Gut Lightning from Twilight for Gladys Bentley (Fall 2012) from Adam Graetz on Vimeo.

In the 1920s Harlem was an open and accepting place for gays and lesbians. African-American historian Henry Louis Gates has described the Harlem Renaissance as being “surely as gay as it was black, not that it was exclusively either of these.” Black gays and lesbians, described in Harlem vernacular as being “in the life,” provided entertainment in the form of private parties, sometimes fund raisers, and sometimes private erotic events. In addition to the clubs of Harlem, private rent parties became a place where gays and lesbians could dance and socialize without fear of being arrested. Rent parties were private parties that people threw in their apartments to raise rent. Rent parties became places for gays and lesbians to mingle in relative safety.

Enter Gladys Bentley. Born in 1907 the Philadelphia native left home at 16 for New York. For Gladys, her lesbianism made her need to strike out on her own all the more urgent. As she would recall many years later in an Ebony Magazine Article, “It seems I was born different. At least, I always thought so….From the time I can remember anything ,even as I was toddling , I never wanted a man to touch me…Soon I began to feel more comfortable in boys clothes than in dresses”.

She began her career singing and playing piano at rent parties and the legendary speakeasies of “Jungle Alley” at 133 between Lenox and Seventh Avenue. She appeared at Harry Hansberry’s “Clam House” on 133rd Street, one of New York City’s most notorious gay speakeasies, in the 1920s, and headlined in the early thirties at Harlem’s Ubangi Club, where she was backed up by a chorus line of drag queens. She attracted gay, straight, black and white audiences.

What I love about her the most is she was a BUTCH lesbian. Bentley dressed in her trademark tuxedo and top hat. She flaunted her sexual orientation and reputation as a ‘bulldagger’ or butch lesbian. She openly flirted with women in the audience. She was a 250 pound woman dressed in men’s clothes (including a signature tuxedo and top hat), who played piano and sang her own raunchy lyrics to popular tunes of the day in a deep, growling voice while flirting outrageously with women in the audience.

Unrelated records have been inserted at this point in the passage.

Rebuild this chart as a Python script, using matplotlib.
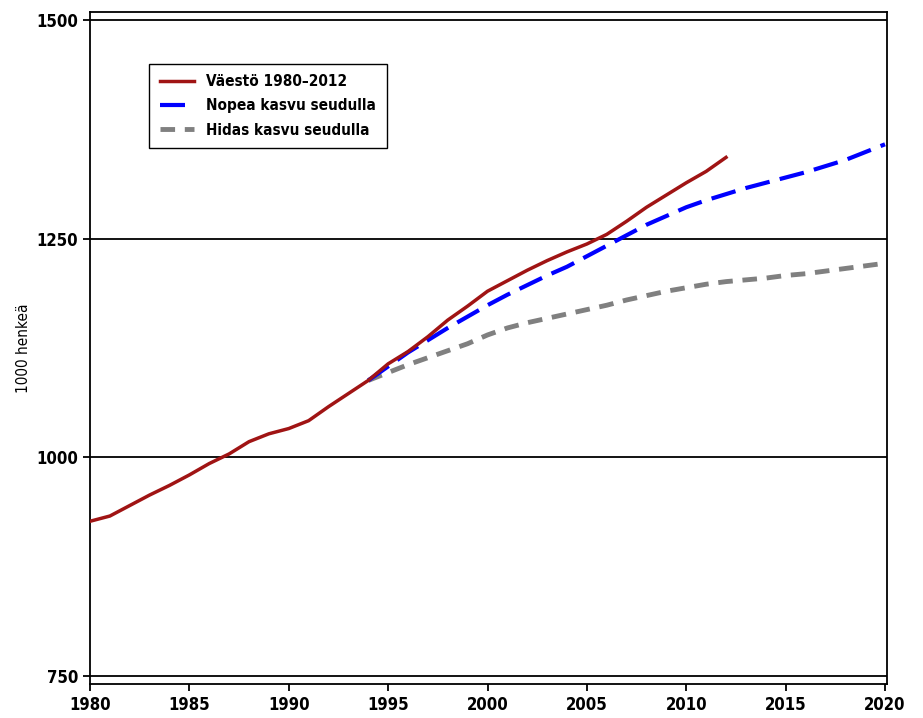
import matplotlib
matplotlib.use('Agg')
from matplotlib import pyplot as plt

plt.rcParams['font.family'] = ['DejaVu Sans']
plt.rcParams['font.stretch'] = 'condensed'
plt.rcParams['font.weight'] = 'bold'

years_obs = list(range(1980, 2013))
pop_obs = [927, 933, 945, 957, 968, 980, 993, 1004, 1018, 1027, 1033, 1042, 1058, 1073,
           1088, 1107, 1121, 1138, 1157, 1173, 1190, 1202, 1214, 1225, 1235, 1244, 1255,
           1270, 1286, 1300, 1314, 1327, 1343]

years_proj = list(range(1994, 2021))
fast = [1088, 1104, 1120, 1134, 1148, 1161, 1174, 1186, 1197, 1208, 1218, 1230, 1242,
        1254, 1266, 1276, 1286, 1294, 1301, 1308, 1314, 1320, 1326, 1333, 1340, 1349, 1358]
slow = [1088, 1097, 1106, 1114, 1122, 1130, 1140, 1148, 1154, 1159, 1164, 1169, 1174,
        1180, 1185, 1190, 1194, 1198, 1201, 1203, 1205, 1208, 1210, 1213, 1216, 1219, 1222]

fig = plt.figure(figsize=(9.23, 7.18), dpi=100)
ax = fig.add_axes([0.0975, 0.0474, 0.8635, 0.9356])

for y in [750, 1000, 1250, 1500]:
    ax.axhline(y, color='black', lw=1.3, zorder=1)

ax.plot(years_proj, slow, color='#808080', lw=3.5, ls=(0, (3, 2)), label='Hidas kasvu seudulla', zorder=2)
ax.plot(years_proj, fast, color='#0000ff', lw=3, ls=(0, (6, 2.5)), label='Nopea kasvu seudulla', zorder=3)
ax.plot(years_obs, pop_obs, color='#a01414', lw=2.5, label='Väestö 1980–2012', zorder=4)

ax.set_xlim(1980, 2020.1)
ax.set_ylim(741, 1509)
ax.set_xticks(range(1980, 2021, 5))
ax.set_yticks([750, 1000, 1250, 1500])
ax.tick_params(labelsize=12, width=1.3, length=5)
for s in ax.spines.values():
    s.set_linewidth(1.3)
ax.set_ylabel('1000 henkeä', fontsize=11, fontweight='normal')

h, l = ax.get_legend_handles_labels()
ax.legend(h[::-1], l[::-1], loc='upper left', bbox_to_anchor=(0.065, 0.935), fancybox=False,
          edgecolor='black', fontsize=11, handlelength=2.2, labelspacing=0.6,
          borderpad=0.7, framealpha=1)

fig.savefig('out.png', dpi=100)
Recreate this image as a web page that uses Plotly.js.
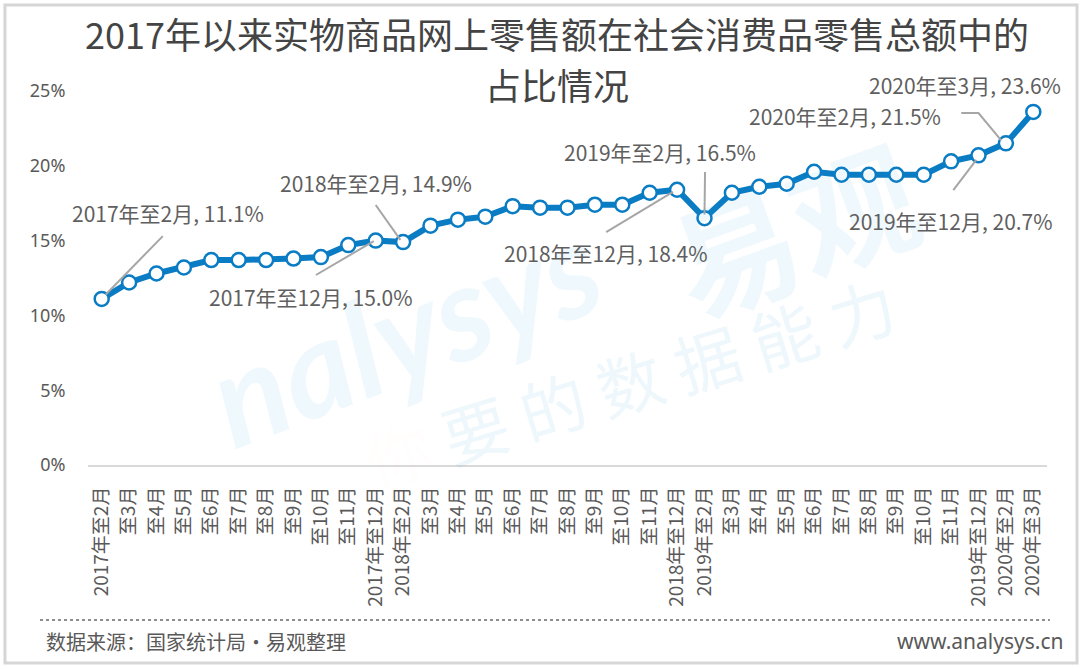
<!DOCTYPE html>
<html>
<head>
<meta charset="utf-8">
<script src="https://cdn.plot.ly/plotly-3.0.1.min.js"></script>
<style>
html,body{margin:0;padding:0;background:#fff;}
#chart{width:1080px;height:669px;}
</style>
</head>
<body>
<div id="chart"></div>
<script>
// ---- data ----
const periods = [
  "2017年至2月","2017年至3月","2017年至4月","2017年至5月","2017年至6月","2017年至7月","2017年至8月","2017年至9月","2017年至10月","2017年至11月","2017年至12月",
  "2018年至2月","2018年至3月","2018年至4月","2018年至5月","2018年至6月","2018年至7月","2018年至8月","2018年至9月","2018年至10月","2018年至11月","2018年至12月",
  "2019年至2月","2019年至3月","2019年至4月","2019年至5月","2019年至6月","2019年至7月","2019年至8月","2019年至9月","2019年至10月","2019年至11月","2019年至12月",
  "2020年至2月","2020年至3月"
];
const tickLabels = [
  "2017年至2月","至3月","至4月","至5月","至6月","至7月","至8月","至9月","至10月","至11月","2017年至12月",
  "2018年至2月","至3月","至4月","至5月","至6月","至7月","至8月","至9月","至10月","至11月","2018年至12月",
  "2019年至2月","至3月","至4月","至5月","至6月","至7月","至8月","至9月","至10月","至11月","2019年至12月",
  "2020年至2月","2020年至3月"
];
const shareValues = [
  11.1,12.2,12.8,13.2,13.7,13.7,13.7,13.8,13.9,14.7,15.0,
  14.9,16.0,16.4,16.6,17.3,17.2,17.2,17.4,17.4,18.2,18.4,
  16.5,18.2,18.6,18.8,19.6,19.4,19.4,19.4,19.4,20.3,20.7,
  21.5,23.6
];
const yTicks = [0,5,10,15,20,25];
const titleLine1 = "2017年以来实物商品网上零售额在社会消费品零售总额中的";
const titleLine2 = "占比情况";
const sourceText = "数据来源：国家统计局•易观整理";
const siteText = "www.analysys.cn";

// labelled points: index, label position, leader line path (paper ref for label when outside y range)
const labelled = [
  {i:0,  tx:2.41,  ty:16.85, line:[[0.15,11.4],[2.23,15.3]]},
  {i:10, tx:7.63,  ty:11.23, line:[[7.82,12.7],[9.93,14.97]]},
  {i:11, tx:10.0,  ty:18.85, line:[[10.0,17.38],[10.9,15.05]]},
  {i:21, tx:18.41, ty:14.17, line:[[18.41,15.57],[20.85,18.25]]},
  {i:22, tx:20.38, ty:20.92, line:[[22.02,19.59],[22.0,16.75]]},
  {i:32, tx:31.01, ty:16.31, line:[[31.08,18.38],[31.92,20.4]]},
  {i:33, tx:27.14, ty:23.33, line:[[31.37,23.53],[32.0,23.53],[32.83,21.7]]},
  {i:34, px:0.9145, py:1.016, line:null}
];

const idx = periods.map((p,k)=>k);
const labelFont = {family:"'Noto Sans CJK SC','Noto Sans',sans-serif", size:21, color:"#5f5f5f"};

const annotations = [];
const shapes = [];

// watermarks
annotations.push({xref:'paper',yref:'paper',x:0.33,y:0.36,xanchor:'center',yanchor:'middle',text:'<i><b>nalysys</b></i>',showarrow:false,
  textangle:-21,font:{family:'Lato, sans-serif',size:132,color:'rgba(30,150,215,0.07)'}});
annotations.push({xref:'paper',yref:'paper',x:0.735,y:0.64,xanchor:'center',yanchor:'middle',text:'<b>易观</b>',showarrow:false,
  textangle:-20,font:{family:"'Noto Sans CJK SC',sans-serif",size:125,color:'rgba(30,150,215,0.07)'}});
annotations.push({xref:'paper',yref:'paper',x:0.565,y:0.227,xanchor:'center',yanchor:'middle',text:'<span style="color:rgba(250,150,40,0.10)">你</span> 要 的 数 据 能 力',showarrow:false,
  textangle:-17,font:{family:"'Noto Sans CJK SC',sans-serif",size:66,color:'rgba(30,150,215,0.08)'}});

labelled.forEach(l=>{
  const txt = periods[l.i]+", "+shareValues[l.i].toFixed(1)+"%";
  if(l.px!==undefined){
    annotations.push({x:l.px,y:l.py,xref:'paper',yref:'paper',text:txt,showarrow:false,xanchor:'center',yanchor:'middle',font:labelFont});
  } else {
    annotations.push({x:l.tx,y:l.ty,xref:'x',yref:'y',text:txt,showarrow:false,xanchor:'center',yanchor:'middle',font:labelFont});
  }
  if(l.line){
    let d = "M" + l.line.map(p=>p[0]+","+p[1]).join(" L");
    shapes.push({type:'path',xref:'x',yref:'y',path:d,line:{color:'#a6a6a6',width:2}});
  }
});

// title (two lines)
const titleFont = {family:"'Noto Sans CJK SC',sans-serif",size:36,color:'#444444'};
annotations.push({xref:'paper',yref:'paper',x:0.489,y:1.155,yanchor:'middle',xanchor:'center',text:titleLine1,showarrow:false,borderpad:0,font:titleFont});
annotations.push({xref:'paper',yref:'paper',x:0.489,y:1.0187,yanchor:'middle',xanchor:'center',text:titleLine2,showarrow:false,borderpad:0,font:titleFont});

// footer
annotations.push({xref:'paper',yref:'paper',x:-0.046,y:-0.4706,xanchor:'left',yanchor:'middle',text:sourceText,showarrow:false,
  font:{family:"'Noto Sans CJK SC',sans-serif",size:20,color:'#595959'}});
annotations.push({xref:'paper',yref:'paper',x:1.0198,y:-0.4706,xanchor:'right',yanchor:'middle',text:siteText,showarrow:false,
  font:{family:"'Noto Sans',sans-serif",size:21,color:'#595959'}});

shapes.push({type:'line',xref:'paper',yref:'paper',x0:-0.05,x1:1.003,y0:-0.4144,y1:-0.4144,line:{color:'#8c8c8c',width:2,dash:'dot'}});
shapes.push({type:'rect',xref:'paper',yref:'paper',x0:-0.0866,x1:1.0313,y0:-0.5294,y1:1.2299,line:{color:'#d6d6d6',width:3}});

const trace = {
  x: idx, y: shareValues, type:'scatter', mode:'lines+markers',
  line:{color:'#0a7cc4',width:6},
  marker:{size:14,color:'#ffffff',line:{color:'#0a7cc4',width:2.5}},
  hoverinfo:'skip'
};

const layout = {
  width:1080, height:669,
  margin:{l:88,r:33,t:91,b:204},
  paper_bgcolor:'#ffffff', plot_bgcolor:'rgba(0,0,0,0)',
  showlegend:false,
  xaxis:{range:[-0.5,34.5],tickmode:'array',tickvals:idx,ticktext:tickLabels,tickangle:-90,
    showgrid:false,zeroline:false,showline:true,linecolor:'#d9d9d9',linewidth:2,
    ticks:'outside',ticklen:12,tickcolor:'rgba(0,0,0,0)',
    tickfont:{family:"'Noto Sans CJK SC',sans-serif",size:19,color:'#595959'},fixedrange:true},
  yaxis:{range:[0,25],tickmode:'array',tickvals:yTicks,ticktext:yTicks.map(v=>v+'%'),
    showgrid:false,zeroline:false,showline:false,
    ticks:'outside',ticklen:18,tickcolor:'rgba(0,0,0,0)',
    tickfont:{family:"'Noto Sans',sans-serif",size:18,color:'#595959'},fixedrange:true},
  annotations:annotations,
  shapes:shapes
};

Plotly.newPlot('chart',[trace],layout,{displayModeBar:false,staticPlot:true});
</script>
</body>
</html>
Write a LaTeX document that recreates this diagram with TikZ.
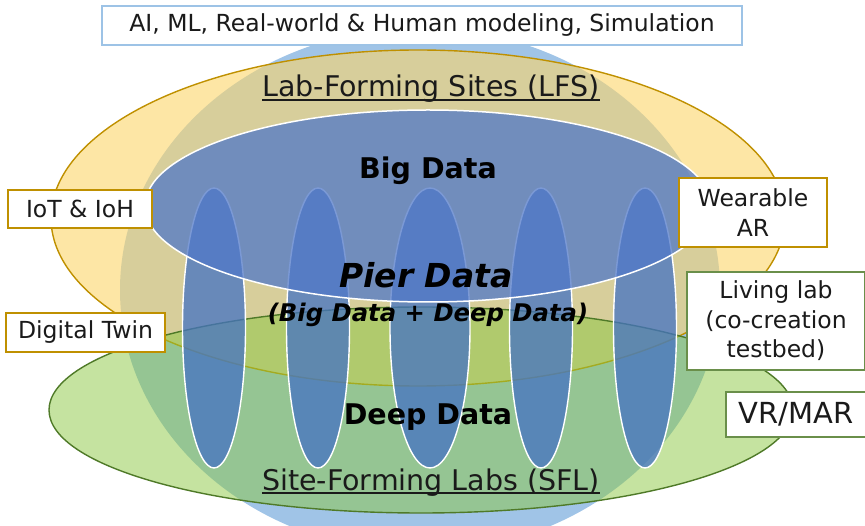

Starting in 1928 (at age 21) she began a recording career that spanned 2 decades. 8 recordings for the OKeh recording company were followed by a side with the Washboard Serenader’s on the Victor label. Although on her recordings she did not dare have lesbian lyrics, she certainly played up this image in the clubs and in public. She married a white woman from NJ and used her fortune to provide them with an apartment on Park Avenue complete with servants and drivers.

In the 1930s the repeal of Prohibition quickly eroded the prominence of Harlem speakeasies. Furthermore, the Great Depression seems to have ended much of the “anything goes” spirit of tolerance that had pervaded in the 1920s. By 1937 the glory days of Jungle Alley were very much a thing of the past. Bentley (now aged 30) moved to Los Angeles to live with her mother in a small California bungalow. She was able to maintain some success, particularly during World War 2 when many homosexual bars proliferated on the west coast. Once again , Bentley carved out a niche for herself in this subculture and environment. Many lesbian women came to see her shows at “Joquins’ El Rancho” in Los Angeles and “Monas” in San Francisco, although on occasion she did have legal trouble for performing in her signature male attire.

In the 1950s McCarthyism swept the United States and it was no longer safe to be an “out and proud” butch lesbian bulldagger. Out of desperate fear for her own survival (particularly with an ageing mother to support) Gladys Bentley started wearing dresses, and sanitizing her act. In 1950, Bentley wrote a desperate, largely fabricated article for Ebony entitled “I am Woman Again” in which she claimed to have cured her lesbianism via female hormone treatments. Bentley became an active and devoted member of “The Temple of Love in Christ, Inc”. She was about to become an ordained minister in the church when she died of a flu epidemic in 1960 at the age of 52.

These desperate attempts to survive do not diminish her previous accomplishments. For many years, on a daily basis, she took risks that would not be common until the Stonewall era. In the last two decades, Rosetta Records has re-issued some of Ms. Bentley’s songs as part of various “Women in Jazz” compilations.